I've got to start with a gripe about the production. Why is the Second Serenade played first on this CD? It's completely illogical from every possible viewpoint. Even the booklet talks about the First first! Not only that, the back cover (as pictured on Amazon) incorrectly lists them in reverse order of how they are actually presented on the disc. (Mirare has corrected this, at least on copies in Europe. Mine came from Presto Classical and has a different back cover, with the program listing flip-flopped to match the actual CD. It also has a different picture of the conductor on the front.) Moreover, this performance of the Second is in no way enticing, so I'm completely baffled why Mirare would place it first on the CD.

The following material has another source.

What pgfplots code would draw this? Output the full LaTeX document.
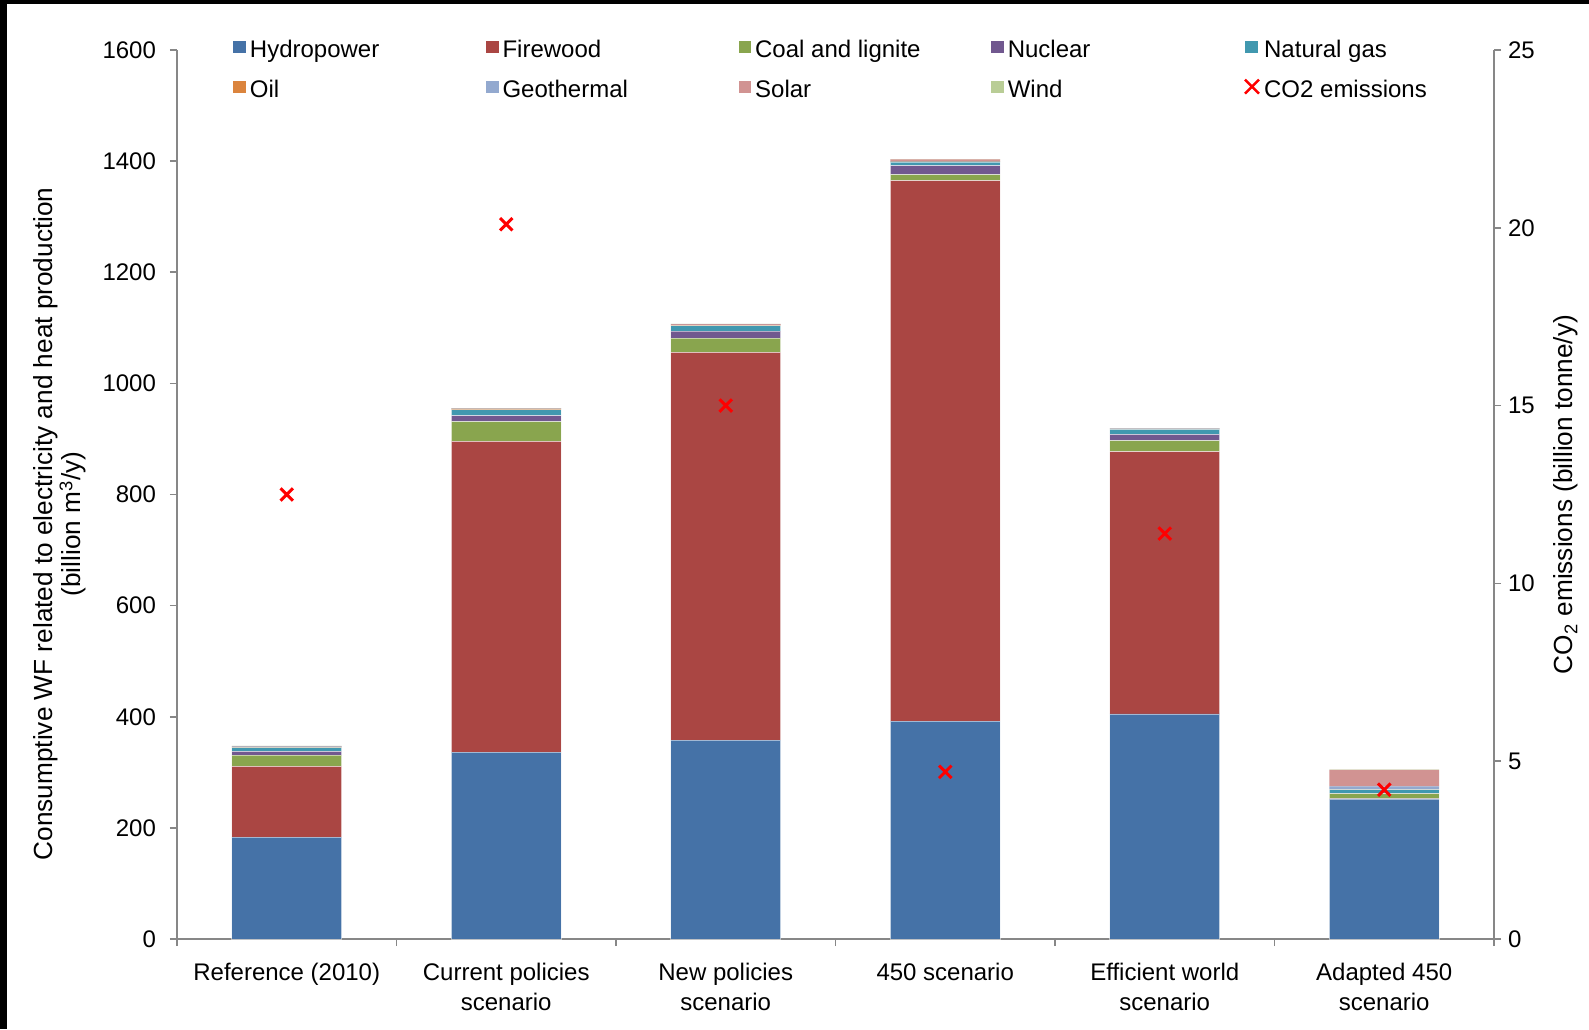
\documentclass[border=0pt]{standalone}
\usepackage{fontspec}
\setmainfont{Liberation Sans}
\usepackage{pgfplots}
\usepackage{pgfplotstable}
\pgfplotsset{compat=1.18}
\usetikzlibrary{calc}
\definecolor{cHydro}{HTML}{4572A7}
\definecolor{cFire}{HTML}{AA4643}
\definecolor{cCoal}{HTML}{89A54E}
\definecolor{cNuc}{HTML}{71588F}
\definecolor{cGas}{HTML}{4198AF}
\definecolor{cOil}{HTML}{DB843D}
\definecolor{cGeo}{HTML}{93A9CF}
\definecolor{cSolar}{HTML}{D19392}
\definecolor{cWind}{HTML}{B9CD96}
\definecolor{axgray}{HTML}{878787}
\pgfplotsset{co2leg/.style={legend image code/.code={\draw[red,line width=1.2pt] (0pt,-1.2pt)--(7pt,5.8pt) (0pt,5.8pt)--(7pt,-1.2pt);}}}
\pgfplotstableread{
x hydro fire coal nuc gas oil geo solar wind co2
0 183.5 127 20.5 6.5 7 1.5 0.5 0.8 0.5 12.5
1 336.5 559 35.5 11 10.5 1.5 0.5 0.5 0.5 20.1
2 358 698 25.5 12.5 9.5 1 1 1 0.5 15.0
3 392 973 10.5 16.5 6.5 0.5 1 3 0.5 4.7
4 405 472 20 11 9 0.8 0.8 0.5 0.5 11.4
5 252 0.5 9 1 6.5 0.5 5 30 0.5 4.2
}\data
\newcommand{\lb}[1]{\makebox[118pt][l]{#1}}
\begin{document}
\begin{tikzpicture}
\useasboundingbox (-88.5pt,-45pt) rectangle (706pt,469.5pt);
\fill[white] (-88.5pt,-45pt) rectangle (706pt,469.5pt);
\fill[black] (-88.5pt,467.5pt) rectangle (706pt,469.5pt);
\fill[black] (-88.5pt,-45pt) rectangle (-85pt,469.5pt);
\begin{axis}[
  scale only axis, width=658.5pt, height=444.5pt,
  xmin=-0.5, xmax=5.5, ymin=0, ymax=1600,
  ybar stacked, bar width=0.5,
  axis x line*=bottom, axis y line*=left,
  axis line style={axgray, line width=0.8pt},
  tick align=outside,
  xtick={0,...,5},
  xticklabels={Reference (2010),{Current policies\\scenario},{New policies\\scenario},450 scenario,{Efficient world\\scenario},{Adapted 450\\scenario}},
  minor xtick={-0.5,0.5,...,5.5},
  major x tick style={draw=none},
  minor x tick style={axgray, line width=0.8pt},
  minor tick length=3.5pt, major tick length=3.5pt,
  ytick={0,200,...,1600},
  y tick style={axgray, line width=0.8pt},
  /pgf/number format/1000 sep={},
  /pgf/number format/assume math mode=true,
  tick label style={font=\fontsize{12}{15}\selectfont, black},
  xticklabel style={align=center, yshift=-4.8pt},
  yticklabel style={xshift=-3.5pt},
  every axis y label/.style={at={($(rel axis cs:0,0.467)+(-58.5pt,0pt)$)}, rotate=90, anchor=center, align=center, font=\fontsize{13.1}{14.2}\selectfont},
  ylabel={Consumptive WF related to electricity and heat production\\(billion m\textsuperscript{3}/y)},
  legend columns=5,
  legend style={at={(0.0425,1)}, anchor=north west, yshift=5.5pt, draw=none, fill=none, inner sep=0pt,
    font=\fontsize{12}{14}\selectfont,
    nodes={inner sep=0pt, text height=9pt, text depth=3pt},
    /tikz/every odd column/.append style={column sep=2pt},
    /tikz/row sep=7.5pt},
  legend cell align=left,
  legend image code/.code={\fill[#1,draw=none] (0pt,-1.05pt) rectangle (6.3pt,5.25pt);},
]
\addplot[fill=cHydro, draw=white, draw opacity=0.5, line width=0.4pt] table[x=x,y=hydro]{\data};
\addlegendentry{\lb{Hydropower}}
\addplot[fill=cFire, draw=white, draw opacity=0.5, line width=0.4pt] table[x=x,y=fire]{\data};
\addlegendentry{\lb{Firewood}}
\addplot[fill=cCoal, draw=white, draw opacity=0.5, line width=0.4pt] table[x=x,y=coal]{\data};
\addlegendentry{\lb{Coal and lignite}}
\addplot[fill=cNuc, draw=white, draw opacity=0.5, line width=0.4pt] table[x=x,y=nuc]{\data};
\addlegendentry{\lb{Nuclear}}
\addplot[fill=cGas, draw=white, draw opacity=0.5, line width=0.4pt] table[x=x,y=gas]{\data};
\addlegendentry{\lb{Natural gas}}
\addplot[fill=cOil, draw=none] table[x=x,y=oil]{\data};
\addlegendentry{\lb{Oil}}
\addplot[fill=cGeo, draw=none] table[x=x,y=geo]{\data};
\addlegendentry{\lb{Geothermal}}
\addplot[fill=cSolar, draw=none] table[x=x,y=solar]{\data};
\addlegendentry{\lb{Solar}}
\addplot[fill=cWind, draw=none] table[x=x,y=wind]{\data};
\addlegendentry{\lb{Wind}}
\addlegendimage{co2leg}
\addlegendentry{\lb{CO2 emissions}}
\end{axis}
\begin{axis}[
  scale only axis, width=658.5pt, height=444.5pt,
  xmin=-0.5, xmax=5.5, ymin=0, ymax=25,
  axis y line*=right, axis x line=none,
  axis line style={axgray, line width=0.8pt},
  tick align=outside, major tick length=3.5pt,
  ytick={0,5,...,25},
  y tick style={axgray, line width=0.8pt},
  /pgf/number format/assume math mode=true,
  tick label style={font=\fontsize{12}{15}\selectfont, black},
  every axis y label/.style={at={($(rel axis cs:1,0.5)+(36pt,0pt)$)}, rotate=90, anchor=center, font=\fontsize{13.1}{14}\selectfont},
  ylabel={CO\textsubscript{2} emissions (billion tonne/y)},
]
\addplot[only marks, mark=x, mark size=4.4pt, red, line width=1.5pt] table[x=x,y=co2]{\data};
\end{axis}
\end{tikzpicture}
\end{document}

But whatever. From the very first notes of the opening Allegro moderato (of the Second), it immediately establishes itself as being about as matter-of-fact and lacking in love of any Brahms I've ever heard. And this observation comes from someone who doesn't like lingering, drawn out, emotive Brahms to begin with! I loathe the excessive use of rubato in his music, preferring that it keeps moving forward with a natural flow. So perhaps I deserve what I get here - for there is virtually no emotion or rubato anywhere. This is downright cold and calculated, lacking warmth and feeling. Tempos are swift and rigid, directed as if by a metronome. I had hoped matters would improve in the Scherzo, but no - it's choppy and unduly rushed, with no lilt to it. Similarly, the Menuetto/Trio fourth movement is charmless, and the final Rondo is again rushed and pedestrian.
Further, this is obviously a small string section. And absent the violins in the orchestration, the smallness of sound is exacerbated.
Reluctantly I forged ahead with the First. This is Brahms at his happiest and most joyous, so perhaps this orchestra will at least smile. Well, there is a hint of warmth in the opening Allegro molto - but only just. And that didn't last long. Rigid tempos and playing which is impossibly earthbound, plodding and lacking spontaneity soon became unbearable. This orchestra dutifully plays all the notes without seeming to enjoy a moment of it. They aren't even encouraged to play with musical phrasing or singing lines. The central movements are unremarkable, the Scherzo is rather slow and prosaic, and the concluding Rondo is clipped and clunky, and devoid of charm.
I know I'm being extremely critical. But there are many good recordings released every month, all vying for the collector's attention, and this one literally shouldn't have been made. Even the recorded sound is rather mediocre - which is odd coming from this label. The orchestra is confined within a compact space, further exposing the smallness and lack of sumptuousness to its sound. There is sufficient warmth and reverberation to the soundstage, but the acoustic lacks air and spaciousness, and the orchestra sounds lackluster.
The characteristics I've observed above are not, in and of themselves, the problem here. It's not necessarily the rigid tempos, or the lack of rubato, or the matter-of-fact straightforward approach. All of those qualities could actually work if there was the slightest spark of inspiration motivating them. Or a genuine love of this music. But instead, it's just notes on the page.
Mirare has valiantly taken a chance on this community chamber orchestra and its leader (founder and principal cellist, Victor Julien-Laferriere) by producing their debut recording. And I admire them for that. But I have to wonder - did they hear them play these Brahms Serenades before committing to record them? This small group of musicians sound to be accomplished and more than capable of playing enjoyable concerts. But I can't imagine why they chose Brahms for their debut album. It just doesn't sound like their hearts were in it. I would have expected a debut recording to have an air of occasion to it.
In closing, I can genuinely say I don't enjoy writing a negative review. But I must be honest about what I hear. I purchased this CD, imported it from Europe, and was looking forward to hearing some nice Brahms. Something fresh or insightful. Or at least inspiring. Even though I would normally welcome Brahms played in a more straight-forward manner than usual, this one goes too far. And, frankly, I can't imagine anyone who loves Brahms enjoying it very much.